Loggers threaten a third of rainforests in Congo Basin

The rainforests of central Africa are being systematically plundered for their hardwood timber trees, according to a 30-year survey of logging in the region.

Scientists believe the logging has accelerated in the Congo Basin over recent years as logging companies build more new roads through virgin forests. The roads also allow easier access to poachers, who kill wildlife for the local bush-meat trade.

Satellite images taken between 1976 and 2003 have documented the true scale of road construction and deforestation in six African countries - Cameroon, the Central African Republic, the Democratic Republic of Congo (DRC), Equatorial Guinea, Gabon and the Republic of Congo. The satellite study covered more than 1.5 million square miles, where almost a third of the land is subject to logging concessions and just 12 per cent of forests are protected.
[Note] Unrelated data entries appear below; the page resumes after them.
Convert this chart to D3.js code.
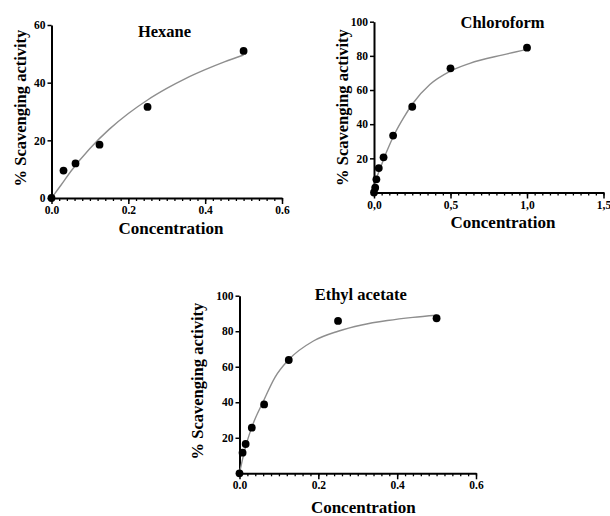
<!DOCTYPE html>
<html>
<head>
<meta charset="utf-8">
<script src="https://cdn.jsdelivr.net/npm/d3@7"></script>
<style>
  body{margin:0;background:#fff;}
  text{font-family:"Liberation Serif","Times New Roman",serif;font-weight:bold;fill:#000;}
</style>
</head>
<body>
<svg id="chart" width="610" height="516"></svg>
<script>
// ---- data ----
// hexane
var hexaneX = [0, 0.03125, 0.0625, 0.125, 0.25, 0.5];
var hexaneY = [0, 9.5, 12, 18.5, 31.6, 51];
var hexaneFitX = [0, 0.01, 0.025, 0.05, 0.1, 0.15, 0.2, 0.25, 0.3, 0.35, 0.4, 0.45, 0.5];
var hexaneFitY = [0, 1.8, 4.5, 9.2, 17.2, 23.8, 29.3, 34, 38, 41.5, 44.5, 47.2, 49.6];

// chloroform
var chloroX = [0, 0.0078, 0.0156, 0.03125, 0.0625, 0.125, 0.25, 0.5, 1.0];
var chloroY = [0, 2.8, 7.7, 14.3, 20.6, 33.3, 50.2, 72.7, 84.8];
var chloroFitX = [0, 0.0065, 0.039, 0.083, 0.137, 0.191, 0.256, 0.365, 0.496, 0.626, 0.843, 1.0];
var chloroFitY = [0, 4.4, 13.6, 24, 34.7, 43.4, 52.4, 63.2, 70.9, 75.6, 80.6, 83.8];

// ethyl acetate
var ethylX = [0, 0.0078, 0.0156, 0.03125, 0.0625, 0.125, 0.25, 0.5];
var ethylY = [0, 11.6, 16.5, 25.7, 38.8, 63.8, 85.8, 87.3];
var ethylFitX = [0, 0.0078, 0.0156, 0.03125, 0.0625, 0.09, 0.125, 0.1875, 0.25, 0.31, 0.375, 0.44, 0.5];
var ethylFitY = [0, 8, 15, 26, 41.5, 54, 64, 74.5, 80, 83.5, 86, 87.8, 89];

// tick labels
var hexaneXTicks = ["0.0", "0.2", "0.4", "0.6"];
var hexaneYTicks = ["0", "20", "40", "60"];
var chloroXTicks = ["0,0", "0,5", "1,0", "1,5"];
var chloroYTicks = ["20", "40", "60", "80", "100"];
var ethylXTicks = ["0.0", "0.2", "0.4", "0.6"];
var ethylYTicks = ["20", "40", "60", "80", "100"];

var SVG = d3.select("#chart");
var FONT = "'Liberation Serif','Times New Roman',serif";

// one panel of the figure
function DRAW_PANEL(p){
  var x = d3.scaleLinear().domain([0, p.xmax]).range([p.left, p.right]);
  var y = d3.scaleLinear().domain([0, p.ymax]).range([p.bottom, p.top]);
  var g = SVG.append("g");

  // minor x ticks
  g.append("g")
   .attr("transform", "translate(0," + p.bottom + ")")
   .call(d3.axisBottom(x).tickValues(d3.range(0, p.xmax + 1e-9, p.xminor)).tickSize(3).tickSizeOuter(0).tickFormat(""))
   .call(function(a){ a.select(".domain").remove(); a.selectAll("line").attr("stroke-width", 1.3); });

  // major x ticks
  var xvals = p.xticks.map(function(d){ return +d.replace(",", "."); });
  g.append("g")
   .attr("transform", "translate(0," + p.bottom + ")")
   .call(d3.axisBottom(x).tickValues(xvals).tickSize(6).tickSizeOuter(0).tickPadding(2)
           .tickFormat(function(d, i){ return p.xticks[i]; }))
   .call(function(a){
      a.attr("font-family", FONT);
      a.select(".domain").attr("stroke-width", 2);
      a.selectAll("line").attr("stroke-width", 1.5);
      a.selectAll("text").style("font-size", "11.5px");
   });

  // y axis
  var yvals = p.yticks.map(Number);
  g.append("g")
   .attr("transform", "translate(" + p.left + ",0)")
   .call(d3.axisLeft(y).tickValues(yvals).tickSize(4).tickSizeOuter(0).tickPadding(2)
           .tickFormat(function(d, i){ return p.yticks[i]; }))
   .call(function(a){
      a.attr("font-family", FONT);
      a.select(".domain").attr("stroke-width", 2);
      a.selectAll("line").attr("stroke-width", 1.5);
      a.selectAll("text").style("font-size", "11.5px");
   });

  // fitted curve
  var fit = p.fitx.map(function(d, i){ return [d, p.fity[i]]; });
  g.append("path")
   .datum(fit)
   .attr("fill", "none")
   .attr("stroke", "#8e8e8e")
   .attr("stroke-width", 1.4)
   .attr("d", d3.line().x(function(d){ return x(d[0]); }).y(function(d){ return y(d[1]); }).curve(d3.curveMonotoneX));

  // points
  g.selectAll(".pt")
   .data(p.px.map(function(d, i){ return [d, p.py[i]]; }))
   .enter()
   .append("circle")
   .attr("class", "pt")
   .attr("cx", function(d){ return x(d[0]); })
   .attr("cy", function(d){ return y(d[1]); })
   .attr("r", 3.9)
   .attr("fill", "#000");

  // texts
  g.append("text")
   .attr("x", p.titleX).attr("y", p.titleY)
   .attr("text-anchor", "middle")
   .style("font-size", "16.5px")
   .text(p.title);
  g.append("text")
   .attr("x", p.xlabX).attr("y", p.xlabY)
   .attr("text-anchor", "middle")
   .style("font-size", "17px")
   .text("Concentration");
  g.append("text")
   .attr("transform", "translate(" + p.ylabX + "," + p.ylabY + ") rotate(-90)")
   .attr("text-anchor", "middle")
   .style("font-size", "16.5px")
   .text("% Scavenging activity");
};

DRAW_PANEL({
  title: "Hexane", px: hexaneX, py: hexaneY, fitx: hexaneFitX, fity: hexaneFitY,
  xticks: hexaneXTicks, yticks: hexaneYTicks, xmax: 0.6, ymax: 60, xminor: 0.02,
  left: 51.5, right: 282, top: 25, bottom: 198,
  titleX: 164.5, titleY: 36.5, xlabX: 171, xlabY: 234, ylabX: 26, ylabY: 108
});

DRAW_PANEL({
  title: "Chloroform", px: chloroX, py: chloroY, fitx: chloroFitX, fity: chloroFitY,
  xticks: chloroXTicks, yticks: chloroYTicks, xmax: 1.5, ymax: 100, xminor: 0.05,
  left: 374, right: 603.5, top: 21.7, bottom: 192.5,
  titleX: 502.5, titleY: 28.3, xlabX: 503, xlabY: 227.5, ylabX: 348, ylabY: 107.5
});

DRAW_PANEL({
  title: "Ethyl acetate", px: ethylX, py: ethylY, fitx: ethylFitX, fity: ethylFitY,
  xticks: ethylXTicks, yticks: ethylYTicks, xmax: 0.6, ymax: 100, xminor: 0.02,
  left: 239.5, right: 476, top: 295.7, bottom: 473.3,
  titleX: 360.7, titleY: 299.5, xlabX: 363.3, xlabY: 513, ylabX: 203, ylabY: 381
});
</script>
</body>
</html>
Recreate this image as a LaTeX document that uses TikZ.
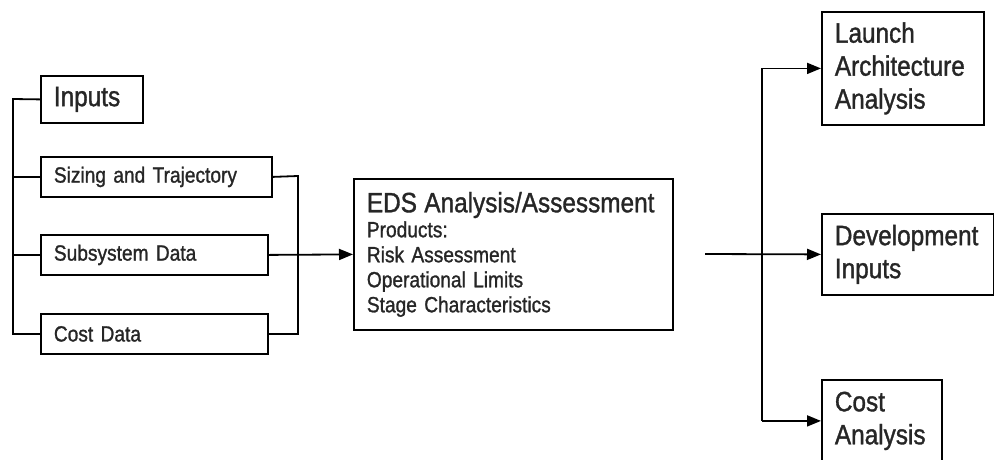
\documentclass[tikz,border=0pt]{standalone}
\usepackage{fontspec}
\setmainfont{Liberation Sans}[FakeStretch=0.87,FakeBold=1.2,WordSpace=0.8]
\usepackage{tikz}
\usetikzlibrary{arrows.meta,calc}

\newcommand{\bigtxt}{\fontsize{28}{33}\selectfont}
\newcommand{\smalltxt}{\fontsize{22}{25}\selectfont}

\tikzset{
  box/.style={draw,line width=1.8pt,anchor=north west,inner xsep=13pt,inner ysep=0pt,align=left,text=black!85},
  link/.style={line width=1.8pt},
}

\begin{document}
\begin{tikzpicture}[x=1pt,y=-1pt,line cap=butt,line join=miter,>={Triangle[length=14pt,width=11pt]}]
\useasboundingbox (0,0) rectangle (994,459);
\clip (0,0) rectangle (994,459);
% input boxes
\node[box,text width=76pt,minimum height=47pt,font=\bigtxt] (inputs) at (40,75) {Inputs};
\node[box,text width=205pt,minimum height=40pt,font=\smalltxt] (sizing) at (40,156) {Sizing and Trajectory};
\node[box,text width=201pt,minimum height=40pt,font=\smalltxt] (subsys) at (40,234) {Subsystem Data};
\node[box,text width=201pt,minimum height=40pt,font=\smalltxt] (costd) at (40,313) {Cost Data};
% analysis
\node[box,text width=293pt,minimum height=151pt,font=\smalltxt] (eds) at (353,178)
  {\mbox{\bigtxt EDS Analysis/Assessment}\\Products:\\Risk Assessment\\Operational Limits\\Stage Characteristics};
% outputs
\node[box,text width=136pt,minimum height=113pt,font=\bigtxt] (launch) at (821,11) {Launch\\Architecture\\Analysis};
\node[box,text width=146pt,minimum height=81pt,font=\bigtxt] (dev) at (821,213) {Development\\Inputs};
\node[box,text width=94pt,minimum height=82pt,font=\bigtxt] (costan) at (821,379) {Cost\\Analysis};
% connectors
\coordinate (lbus) at (13,99);
\coordinate (rbus) at (298,176);
\coordinate (out) at (705,254);
\coordinate (obus) at (762,254);
\draw[link] (inputs.west) -- (lbus) |- (costd.west);
\draw[link] (sizing.west) -- (sizing.west -| lbus);
\draw[link] (subsys.west) -- (subsys.west -| lbus);
\draw[link] (sizing.east) -- (rbus) |- (costd.east);
\draw[link,->] (subsys.east) -- (eds.west);
\draw[link,->] (out) -- (dev.west);
\draw[link,->] (obus |- costan.west) -- (obus |- launch.west) -- (launch.west);
\draw[link,->] (obus |- costan.west) -- (costan.west);
\end{tikzpicture}
\end{document}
Nadine Laporte, of the Woods Hole Research Centre in Falmouth, Massachusetts, said: "Central Africa's dense humid forests have long been regarded as among the most pristine on Earth, but in recent decades industrial logging has become the most extensive form of land use in the region."

The study used satellite images collected over three decades to build up a dynamic picture of how logging and road building in the rainforests of Central Africa have accelerated during the 30-year period. "Everyone thought that logging was expanding into the forests, but we did not know the extent of it," Dr Laporte said.
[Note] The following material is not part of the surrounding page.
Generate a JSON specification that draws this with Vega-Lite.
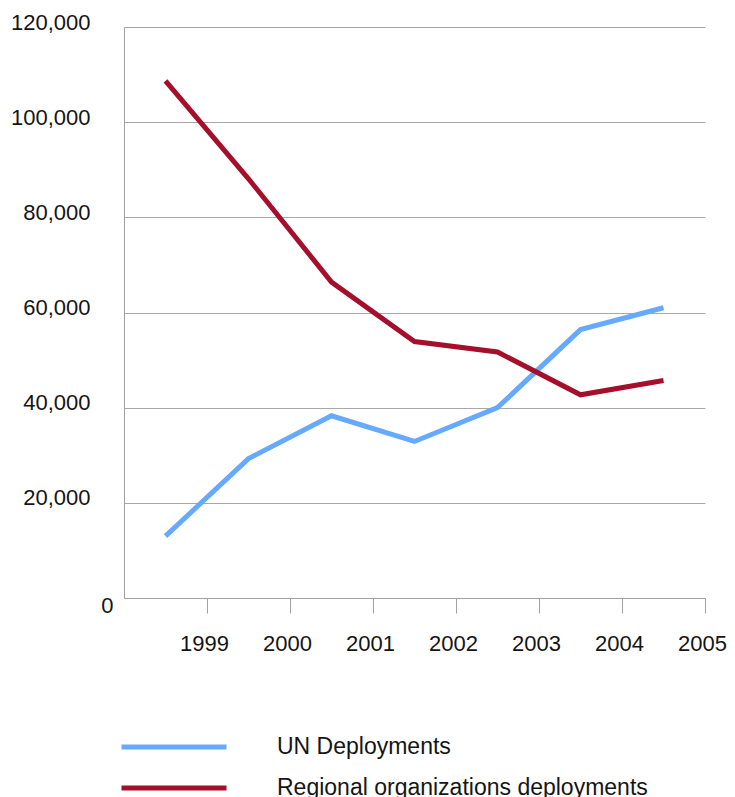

The 300 satellite images show that road building to allow access for logging companies has increased to a point where 30 per cent of the forests are now being actively logged for their most valuable trees, such as African mahoganies. Road building was found to be particularly dense in Cameroon and Equatorial Guinea, where most forest has been cut down at least once, according to the study, which is published in the journal Science.
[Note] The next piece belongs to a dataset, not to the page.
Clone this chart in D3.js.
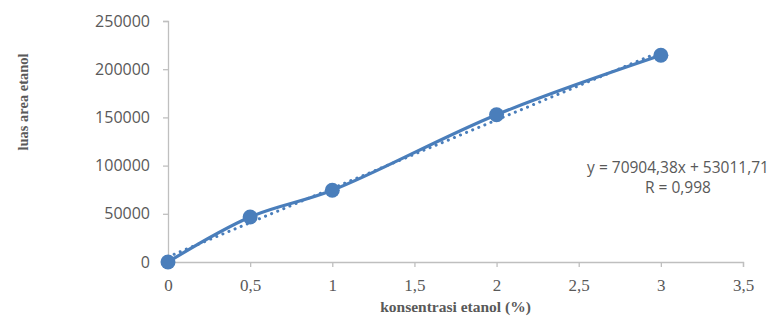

The most rapidly changing area was the northern part of the Republic of Congo, where new road construction increased from 97 miles per year between 1976 and 1990, to more than 410 miles per year after 2000. Almost two thirds of the rainforests of central Africa are within the borders of the Democratic Republic of Congo, where the rate of road development, although relatively small, has also accelerated. Between 1986 and 1990, 208 miles of roads were built per year in the DRC. This increased to 283 miles per year between 2000 and 2002.

"We expect industrial logging concessions to expand, with commensurate increases in the rates of logging and road building associated with foreign investment," the study said.